Entering college, I had several high school friends attending the same college and I was still in the same city. I lived at home and commuted. I made new friends in my classes, but again didn’t have to go out of my way. I got my first teaching job and two of the girls that I student taught with got jobs at the same school. My husband and I went to the same church from the time we started dating and we were there for ten years. When you live in the same city for almost thirty years, you know people. Even in a bigger city like Charlotte, I still had a lot of the same friends throughout the different stages of my life. Don’t get me wrong, I like meeting new people and I’d even go as far as to say that I’m pretty social. However, I just haven’t been in a place in my life where I really had to work at making new relationships.
Being the new girl in a new city
When our family moved to Charleston over the summer, it was the first time I had ever lived away from Charlotte. All of my family still lives in Charlotte and most of my husband’s does as well. It’s all I had ever known.

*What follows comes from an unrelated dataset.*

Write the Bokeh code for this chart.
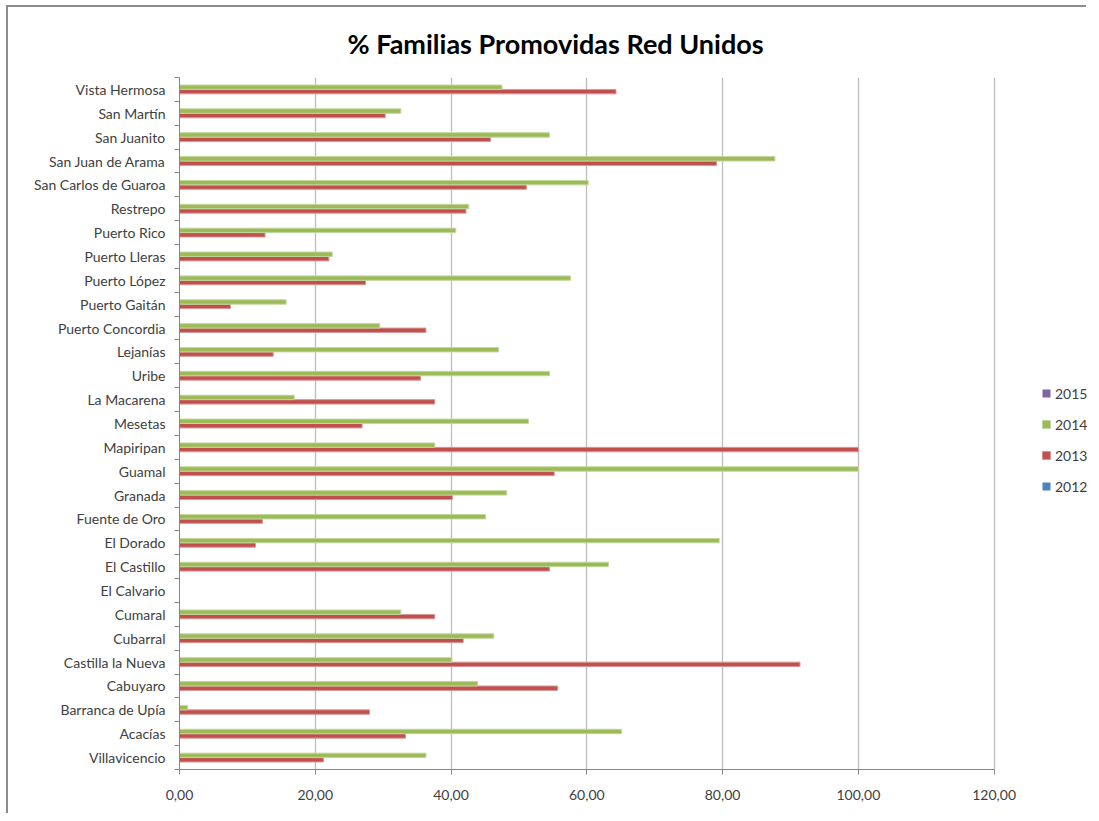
from bokeh.plotting import figure
from bokeh.models import Range1d, FixedTicker, Legend, LegendItem, ColumnDataSource
from bokeh.embed import file_html
from bokeh.resources import INLINE

# Categories from bottom to top
municipios = [
    "Villavicencio", "Acacías", "Barranca de Upía", "Cabuyaro", "Castilla la Nueva",
    "Cubarral", "Cumaral", "El Calvario", "El Castillo", "El Dorado", "Fuente de Oro",
    "Granada", "Guamal", "Mapiripan", "Mesetas", "La Macarena", "Uribe", "Lejanías",
    "Puerto Concordia", "Puerto Gaitán", "Puerto López", "Puerto Lleras", "Puerto Rico",
    "Restrepo", "San Carlos de Guaroa", "San Juan de Arama", "San Juanito", "San Martín",
    "Vista Hermosa",
]
v2012 = [0.0] * 29
v2013 = [21.2, 33.3, 28.0, 55.7, 91.4, 41.8, 37.6, 0.0, 54.5, 11.2, 12.2,
         40.2, 55.2, 100.0, 26.9, 37.6, 35.5, 13.8, 36.3, 7.5, 27.4, 22.0, 12.6,
         42.2, 51.1, 79.1, 45.8, 30.3, 64.3]
v2014 = [36.3, 65.1, 1.2, 43.9, 40.1, 46.3, 32.6, 0.0, 63.2, 79.5, 45.1,
         48.2, 100.0, 37.6, 51.4, 16.9, 54.5, 47.0, 29.5, 15.7, 57.6, 22.5, 40.7,
         42.6, 60.2, 87.7, 54.5, 32.6, 47.5]
v2015 = [0.0] * 29
years = ["2012", "2013", "2014", "2015"]
x_ticks = [0, 20, 40, 60, 80, 100, 120]
x_tick_labels = ["0,00", "20,00", "40,00", "60,00", "80,00", "100,00", "120,00"]

FONT = "Lato"
colors = {"2012": "#4F81BD", "2013": "#C0504D", "2014": "#9BBB59", "2015": "#8064A2"}
edges = {"2012": "#4F81BD", "2013": "#D99694", "2014": "#C3D69B", "2015": "#8064A2"}
offsets = {"2012": -0.28, "2013": -0.093, "2014": 0.093, "2015": 0.28}
series = {"2012": v2012, "2013": v2013, "2014": v2014, "2015": v2015}

# frame extends past the 120 axis end to host the legend on the right
p = figure(width=1080, height=808, output_backend="svg", toolbar_location=None,
           x_range=Range1d(0, 133.9), y_range=Range1d(-0.5, len(municipios) - 0.5),
           min_border_left=171, min_border_right=0, min_border_top=69,
           min_border_bottom=46)
p.styles = {"margin-left": "6px", "margin-top": "5px",
            "border-left": "2px solid #8c8c8c", "border-top": "2px solid #8c8c8c"}
p.outline_line_color = None
p.background_fill_color = "white"
p.border_fill_color = "white"

renderers = {}
idx = list(range(len(municipios)))
for yr in years:
    src = ColumnDataSource(dict(y=[i + offsets[yr] for i in idx], right=series[yr]))
    has_vals = any(v > 0 for v in series[yr])
    r = p.hbar(y="y", left=0, right="right", height=0.185, source=src,
               fill_color=colors[yr],
               line_color=edges[yr] if has_vals else None, line_width=1)
    renderers[yr] = r

# x axis
p.xaxis.ticker = FixedTicker(ticks=x_ticks)
p.xaxis.bounds = (0, 120)
p.xaxis.major_label_overrides = {t: l for t, l in zip(x_ticks, x_tick_labels)}
p.xaxis.axis_line_color = "#868686"
p.xaxis.major_tick_line_color = "#868686"
p.xaxis.major_tick_out = 5
p.xaxis.major_tick_in = 0
p.xaxis.minor_tick_line_color = None
p.xaxis.major_label_standoff = 15
p.xaxis.major_label_text_font = FONT
p.xaxis.major_label_text_font_size = "14px"
p.xaxis.major_label_text_color = "#404040"

# y axis
p.yaxis.ticker = FixedTicker(ticks=idx, minor_ticks=[i - 0.5 for i in range(len(municipios) + 1)])
p.yaxis.major_label_overrides = {i: m for i, m in enumerate(municipios)}
p.yaxis.axis_line_color = "#868686"
p.yaxis.major_tick_line_color = None
p.yaxis.minor_tick_line_color = "#868686"
p.yaxis.minor_tick_out = 5
p.yaxis.minor_tick_in = 0
p.yaxis.major_label_standoff = 8
p.yaxis.major_label_text_font = FONT
p.yaxis.major_label_text_font_size = "14px"
p.yaxis.major_label_text_color = "#404040"

p.xgrid.grid_line_color = "#bdbdbd"
p.xgrid.grid_line_width = 1.3
p.xgrid.bounds = (0, 120)
p.ygrid.grid_line_color = None

p.title.text = "% Familias Promovidas Red Unidos"
p.title.align = "left"
p.title.offset = 168
p.title.text_font = FONT
p.title.text_font_size = "27px"
p.title.text_font_style = "bold"
p.title.text_color = "#000000"
p.title.standoff = 35

legend = Legend(items=[LegendItem(label=yr, renderers=[renderers[yr]]) for yr in reversed(years)],
                location=(862, 273), padding=0, margin=0, spacing=11,
                glyph_width=10, glyph_height=10, label_height=20, label_standoff=4,
                label_text_font=FONT, label_text_font_size="14px", label_text_color="#404040",
                border_line_color=None, background_fill_alpha=0)
p.add_layout(legend, "center")

open("out.html", "w").write(file_html(p, INLINE))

I remember driving up to our new townhouse here in Hanahan and having a panic attack. The decision for us to move here and the details that followed were made pretty quickly. We didn’t even have the time to make a trip to come and look for a place to live. My best friend and her family live in Mount Pleasant, and she graciously drove around looking at places, taking pictures, meeting with leasing staff, etc. all in the week or two leading up to our move. (Everyone needs this kind of friend in their life! She is a godsend). Anyway, back to moving day…
I’ll never forget how I felt that day. I was trying so hard to be “okay” and to keep my happy face on as we carried box after box into our new home. That weekend went by like the blink of an eye and before I knew it I was alone.
It’s tough to be the new girl as an adult. If I’m honest, I felt VERY alone the first two months or so that we were here. I knew that I had to start making an effort to meet people. Starting to write for the Charleston Moms Blog was one of the first ways I decided to try and connect. Although I don’t know any of you personally, and we have never met face to face, I feel a connection, whether I’m reading other’s blog posts or writing my own. This blog has been a wonderful outlet for me.
I’ve also started meeting some of my neighbors and relationships have begun to form. Connecting with other moms at my church has been another great way for me to feel less lonely.
I know it will continue to take time, but I am grateful for the relationships that have already started forming. I appreciate the opportunity to be a part of this Charleston Moms Blog community, and I thank all of you that read our posts.
If you’re ever the new girl in a town, a job, a school, etc. I’d encourage you to step out of your comfort zone a little bit and reach out to those around you. As women and as moms we have got to come together and support one another!